English 203

Graduate Readings: Reading Novels Now


Section Semester Instructor Time Location Course Areas
6 Spring 2009 Serpell, C. Namwali
Serpell, Namwali
Th 3:30-6:30 305 Wheeler

Other Readings and Media

Novels:  Robbe-Grillet, A. : La Jalousie ; Nabokov, V.: Pale Fire ; Pynchon, T.: The Crying of Lot 49 ; Jones, G. Corregidora ; Calvino, I.: If on a Winter’s Night a Traveler… ; Beckett, S.: Nohow On ; Ellis, B.: American Psycho ; Morrison, T. Jazz ; Eugenides, J.: The Virgin Suicides ; Saramago J.: Blindness ; Sebald, W. G., Austerlitz ; McEwan, I.: Atonement ; Jones, E. P.: The Known World ; Mitchell D.: Cloud Atlas ; Safran Foer, J.: Extremely Loud and Incredibly Close ; Diaz., J.: The Brief Wondrous Life of Oscar Wao.
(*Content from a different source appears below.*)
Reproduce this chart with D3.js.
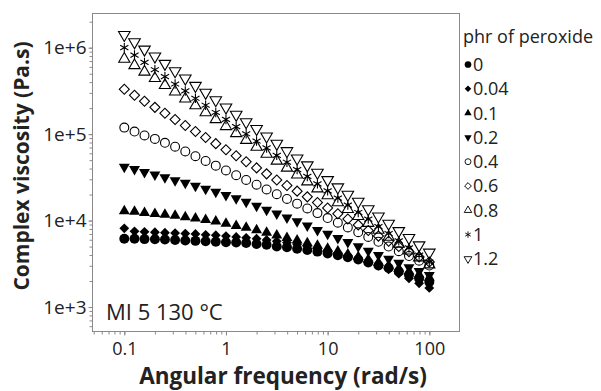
<!DOCTYPE html>
<html>
<head>
<meta charset="utf-8">
<script src="https://cdn.jsdelivr.net/npm/d3@7"></script>
<style>
  body { margin: 0; background: #fff; }
  text { font-family: "Open Sans", sans-serif; fill: #222; }
</style>
</head>
<body>
<div id="chart"></div>
<script>
// angular frequency (rad/s)
const freq = [0.1, 0.126, 0.158, 0.2, 0.251, 0.316, 0.398, 0.501, 0.631, 0.794, 1, 1.26, 1.58, 2, 2.51, 3.16, 3.98, 5.01, 6.31, 7.94, 10, 12.6, 15.8, 20, 25.1, 31.6, 39.8, 50.1, 63.1, 79.4, 100];

// complex viscosity (Pa.s) per phr of peroxide
const phr0 = [6170, 6160, 6100, 6090, 6030, 5960, 5890, 5820, 5750, 5690, 5620, 5560, 5500, 5370, 5250, 5010, 4900, 4730, 4570, 4370, 4170, 3980, 3760, 3550, 3270, 3020, 2820, 2570, 2340, 2140, 1950];
const phr004 = [8130, 7500, 7410, 7330, 7240, 7160, 7080, 7000, 6840, 6760, 6610, 6460, 6310, 6170, 5960, 5750, 5560, 5310, 5070, 4790, 4520, 4220, 3940, 3630, 3310, 3020, 2720, 2430, 2140, 1880, 1660];
const phr01 = [12900, 12700, 12300, 12000, 11700, 11400, 11000, 10600, 10200, 9770, 9230, 8710, 8320, 7760, 7240, 6760, 6310, 5890, 5500, 5130, 4730, 4420, 4070, 3800, 3550, 3270, 3020, 2790, 2570, 2370, 2190];
const phr02 = [41700, 39400, 36300, 33900, 31600, 29200, 27200, 25100, 23200, 21400, 19700, 18000, 16400, 14800, 13300, 12000, 10800, 9770, 8710, 7760, 7000, 6240, 5620, 5010, 4470, 3980, 3590, 3240, 2880, 2600, 2340];
const phr04 = [119000, 107000, 96600, 88100, 79400, 71600, 63100, 55600, 49000, 43200, 38000, 33500, 29500, 26000, 22900, 20200, 17800, 15700, 13800, 12200, 10700, 9440, 8320, 7330, 6460, 5690, 5010, 4420, 3890, 3430, 3020];
const phr06 = [331000, 282000, 240000, 204000, 174000, 148000, 126000, 107000, 91200, 77600, 66100, 56200, 47900, 40700, 34700, 29500, 25400, 21900, 18800, 16200, 14000, 12000, 10400, 8910, 7670, 6610, 5750, 5010, 4370, 3800, 3310];
const phr08 = [741000, 624000, 525000, 442000, 367000, 309000, 257000, 214000, 178000, 148000, 123000, 102000, 85100, 70800, 58900, 49000, 40700, 33900, 28200, 23400, 19500, 16200, 13500, 11200, 9330, 7760, 6460, 5370, 4470, 3720, 3090];
const phr1 = [1000000, 822000, 676000, 556000, 462000, 380000, 316000, 260000, 216000, 178000, 148000, 122000, 101000, 83200, 69200, 56900, 47300, 38900, 32400, 26600, 22100, 18200, 15100, 12400, 10400, 8510, 7080, 5820, 4840, 3980, 3310];
const phr12 = [1410000, 1160000, 955000, 794000, 653000, 537000, 442000, 363000, 302000, 248000, 204000, 168000, 138000, 115000, 94400, 77600, 63800, 52500, 43700, 35900, 29500, 24300, 20000, 16600, 13600, 11200, 9230, 7590, 6310, 5190, 4270];

const seriesNames = ['0', '0.04', '0.1', '0.2', '0.4', '0.6', '0.8', '1', '1.2'];
const seriesValues = [phr0, phr004, phr01, phr02, phr04, phr06, phr08, phr1, phr12];

const xTickValues = [0.1, 1, 10, 100];
const xTickLabels = ['0.1', '1', '10', '100'];
const yTickValues = [1e3, 1e4, 1e5, 1e6];
const yTickLabels = ['1e+3', '1e+4', '1e+5', '1e+6'];

// marker styles, in series order
const markers = [
  { type: d3.symbolCircle, size: 78, rot: 0, filled: true },
  { type: d3.symbolSquare, size: 48, rot: 45, filled: true },
  { type: d3.symbolTriangle, size: 52, rot: 0, filled: true },
  { type: d3.symbolTriangle, size: 52, rot: 180, filled: true },
  { type: d3.symbolCircle, size: 62, rot: 0, filled: false },
  { type: d3.symbolSquare, size: 50, rot: 45, filled: false },
  { type: d3.symbolTriangle, size: 54, rot: 0, filled: false },
  { type: d3.symbolAsterisk, size: 62, rot: 0, filled: false },
  { type: d3.symbolTriangle, size: 58, rot: 180, filled: false }
];

const width = 601;
const height = 391;
const frame = { left: 92.5, right: 459.5, top: 13.5, bottom: 331.5 };

const svg = d3.select('#chart').append('svg').attr('width', width).attr('height', height);

const x = d3.scaleLog().domain([0.1, 100]).range([124.3, 429.3]);
const y = d3.scaleLog().domain([1e3, 1e6]).range([307, 47.7]);

// minor tick positions inside the frame
const xMinor = [];
[0.01, 0.1, 1, 10, 100].forEach((d) => d3.range(1, 10).forEach((m) => {
  const v = d * m;
  if (x(v) >= frame.left && x(v) <= frame.right) xMinor.push(v);
}));
const yMinor = [];
[100, 1e3, 1e4, 1e5, 1e6].forEach((d) => d3.range(1, 10).forEach((m) => {
  const v = d * m;
  if (y(v) >= frame.top && y(v) <= frame.bottom) yMinor.push(v);
}));

const tickColor = '#8a8a8a';

const xMinorAxis = svg.append('g')
  .attr('transform', `translate(0,${frame.bottom})`)
  .call(d3.axisBottom(x).tickValues(xMinor).tickSize(3).tickFormat(''));
const xAxis = svg.append('g')
  .attr('transform', `translate(0,${frame.bottom})`)
  .call(d3.axisBottom(x).tickValues(xTickValues).tickSize(4).tickPadding(7)
    .tickFormat((d, i) => xTickLabels[i]));
const yMinorAxis = svg.append('g')
  .attr('transform', `translate(${frame.left},0)`)
  .call(d3.axisLeft(y).tickValues(yMinor).tickSize(3).tickFormat(''));
const yAxis = svg.append('g')
  .attr('transform', `translate(${frame.left},0)`)
  .call(d3.axisLeft(y).tickValues(yTickValues).tickSize(4).tickPadding(2)
    .tickFormat((d, i) => yTickLabels[i]));

[xMinorAxis, xAxis, yMinorAxis, yAxis].forEach((g) => {
  g.select('.domain').remove();
  g.selectAll('line').attr('stroke', tickColor);
});
xAxis.selectAll('text').attr('font-size', 18).attr('fill', '#222');
yAxis.selectAll('text').attr('font-size', 19).attr('fill', '#222');

// frame
svg.append('rect')
  .attr('x', frame.left)
  .attr('y', frame.top)
  .attr('width', frame.right - frame.left)
  .attr('height', frame.bottom - frame.top)
  .attr('fill', 'none')
  .attr('stroke', tickColor)
  .attr('stroke-width', 1);

// data points
const plot = svg.append('g');
seriesValues.forEach((vals, s) => {
  const mk = markers[s];
  plot.append('g')
    .selectAll('path')
    .data(freq.map((f, i) => [f, vals[i]]))
    .join('path')
    .attr('d', d3.symbol(mk.type, mk.size))
    .attr('transform', (d) => `translate(${x(d[0])},${y(d[1])}) rotate(${mk.rot})`)
    .attr('fill', mk.filled ? '#000' : 'none')
    .attr('stroke', mk.filled ? 'none' : '#000')
    .attr('stroke-width', 1.1);
});

// annotation
svg.append('text')
  .attr('x', 106)
  .attr('y', 319.5)
  .attr('font-size', 22)
  .text('MI 5 130 °C');

// axis titles
svg.append('text')
  .attr('x', 283)
  .attr('y', 384)
  .attr('text-anchor', 'middle')
  .attr('font-size', 22.5)
  .attr('font-weight', 'bold')
  .text('Angular frequency (rad/s)');

svg.append('text')
  .attr('transform', 'translate(28.5,166) rotate(-90)')
  .attr('text-anchor', 'middle')
  .attr('font-size', 21)
  .attr('font-weight', 'bold')
  .text('Complex viscosity (Pa.s)');

// legend
const legend = svg.append('g');
legend.append('text')
  .attr('x', 463)
  .attr('y', 42.5)
  .attr('font-size', 18)
  .text('phr of peroxide');

const item = legend.selectAll('g.item')
  .data(seriesNames)
  .join('g')
  .attr('class', 'item')
  .attr('transform', (d, i) => `translate(468,${64.5 + i * 24.3})`);

item.append('path')
  .attr('d', (d, i) => d3.symbol(markers[i].type, markers[i].size * 0.45)())
  .attr('transform', (d, i) => `rotate(${markers[i].rot})`)
  .attr('fill', (d, i) => (markers[i].filled ? '#000' : 'none'))
  .attr('stroke', (d, i) => (markers[i].filled ? 'none' : '#000'))
  .attr('stroke-width', 0.9);

item.append('text')
  .attr('x', 5)
  .attr('dy', '0.36em')
  .attr('font-size', 18)
  .text((d) => d);
</script>
</body>
</html>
Theory:  Barthes, R.: The Pleasure of the Text ; Rosenblatt, L.: The Reader, The Text, The Poem ; Iser, W.: The Act of Reading ; Tompkins, J.: Reader Response Criticism: From Structuralism to Post-Structuralism

Description

This course aims to formulate new phenomenological models of reading contemporary novels.  We will conduct a broad survey of theories of reading, old and new, dabbling along the way in cognitive theories of reading; historical accounts of reading practices; analyses of the ethics of reading; theories of translation; and theories of rereading.  We will then pose some simple questions about turn to reading as it takes place now in the West:  Who reads?  What do we read?  Why do we read?  And most importantly: do we read?  We will examine twenty-first century debates about the status of reading, taking into consideration competing genres (film, blogs, photography); new modes of production and distribution (self-publishing, e-books, books on tape); and new technologies (hypertext, the internet, electronic readers like Sony’s Reader and Amazon’s Kindle).  Throughout the semester, we will read a set of European and American novels (1957-now) alongside the theories of reading we explore. Each student will undertake a final project to construct a new phenomenology of reading, using one or more of these novels to make a case for, to exemplify, or to derive the theory.  Two papers (8-10 pages and 15-20 pages).